Thanks for the replies.
STREFLOP is worth a look.
Though I don't see any particular barrier to designing new noise functions using integer math, and it's certainly possible to write them with a fixed-point math library.
Cheers, I'll take a look at that, and will investigate creating modified noise algorithms.
Have you considered using fixed point numbers rather than floating point?
Yep. I don't have a sense of how that would affect performance though. I think I'm going to have to simply experiment with this and come to my own conclusions.
Sometimes you can get away with dropping the requirement for bit-for-bit identical results in the later stages of generation, as long as the early stages are perfectly identical.
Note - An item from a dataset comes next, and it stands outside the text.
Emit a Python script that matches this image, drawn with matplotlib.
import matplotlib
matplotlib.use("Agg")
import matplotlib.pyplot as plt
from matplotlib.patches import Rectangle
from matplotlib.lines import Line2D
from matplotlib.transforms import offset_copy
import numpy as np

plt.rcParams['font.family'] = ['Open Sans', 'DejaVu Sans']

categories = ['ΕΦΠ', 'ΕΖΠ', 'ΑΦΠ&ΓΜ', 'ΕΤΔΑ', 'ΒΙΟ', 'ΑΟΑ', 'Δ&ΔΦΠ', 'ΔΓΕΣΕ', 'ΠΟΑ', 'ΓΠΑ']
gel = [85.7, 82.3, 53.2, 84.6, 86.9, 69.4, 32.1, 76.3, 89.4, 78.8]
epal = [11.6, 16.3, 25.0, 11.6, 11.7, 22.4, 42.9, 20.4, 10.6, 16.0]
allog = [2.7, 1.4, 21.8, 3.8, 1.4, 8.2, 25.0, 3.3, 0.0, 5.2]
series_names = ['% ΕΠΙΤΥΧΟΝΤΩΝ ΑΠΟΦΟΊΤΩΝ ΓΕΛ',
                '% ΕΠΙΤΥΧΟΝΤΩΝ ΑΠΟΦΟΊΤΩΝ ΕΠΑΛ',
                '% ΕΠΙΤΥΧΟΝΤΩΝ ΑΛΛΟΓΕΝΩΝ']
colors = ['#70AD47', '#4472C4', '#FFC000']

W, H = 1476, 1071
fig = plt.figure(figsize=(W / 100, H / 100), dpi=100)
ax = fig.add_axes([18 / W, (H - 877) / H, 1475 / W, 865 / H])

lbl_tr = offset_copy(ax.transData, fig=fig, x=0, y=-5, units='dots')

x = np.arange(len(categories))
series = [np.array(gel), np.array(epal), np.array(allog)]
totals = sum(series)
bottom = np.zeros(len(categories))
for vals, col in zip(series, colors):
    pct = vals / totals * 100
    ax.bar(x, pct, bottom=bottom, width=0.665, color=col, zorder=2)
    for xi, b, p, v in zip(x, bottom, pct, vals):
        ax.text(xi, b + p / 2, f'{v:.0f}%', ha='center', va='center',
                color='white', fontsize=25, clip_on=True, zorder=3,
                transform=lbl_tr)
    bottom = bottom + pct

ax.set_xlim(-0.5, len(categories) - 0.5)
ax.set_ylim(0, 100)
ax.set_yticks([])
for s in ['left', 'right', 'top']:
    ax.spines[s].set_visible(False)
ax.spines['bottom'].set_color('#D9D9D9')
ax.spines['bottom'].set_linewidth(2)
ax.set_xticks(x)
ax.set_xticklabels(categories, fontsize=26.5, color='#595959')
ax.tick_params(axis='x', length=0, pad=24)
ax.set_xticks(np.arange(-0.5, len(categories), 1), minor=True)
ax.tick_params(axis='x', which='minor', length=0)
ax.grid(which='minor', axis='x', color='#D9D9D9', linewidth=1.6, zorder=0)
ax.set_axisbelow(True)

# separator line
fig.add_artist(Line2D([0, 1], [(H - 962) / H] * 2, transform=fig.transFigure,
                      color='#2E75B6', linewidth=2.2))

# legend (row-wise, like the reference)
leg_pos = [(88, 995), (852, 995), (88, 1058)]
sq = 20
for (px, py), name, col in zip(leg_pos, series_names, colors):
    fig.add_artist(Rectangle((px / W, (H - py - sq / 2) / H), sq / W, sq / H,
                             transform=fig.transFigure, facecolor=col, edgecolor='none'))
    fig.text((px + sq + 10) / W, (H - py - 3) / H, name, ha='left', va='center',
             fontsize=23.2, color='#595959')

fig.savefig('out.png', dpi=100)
Depending on the particular kind of procedural generation you're doing, this can possibly make things much easier. Perhaps most of the numerical instability exists during the early/mid stages of generation, and so you can deal with that by using fixed point math, while a bunch of the heavy number crunching happens during the later stages, so you can switch to floating point and perhaps offload some of the work to the GPU. Even if different GPUs produce different results, if the late-stage algorithms are numerically stable, they might still be close enough to work.
Yeah I'd considered that, and it is certainly applicable with respect to the projecting of source data into client-side game assets. The problem is that the "server" component must be able to canonically represent all game state, including the results of positional changes due to physics. Because those tend to use compounded floating operations, I have a feeling they're going to be a problem for me. Perhaps there's an opportunity to get creative with physics code...
The guys over at Epic actually created a custom floating point class for both 16 and 32bits. Their reasoning marked up in the comments was that a floating point was not always the same across systems.
Sounds interesting, I'll look further into that, thanks.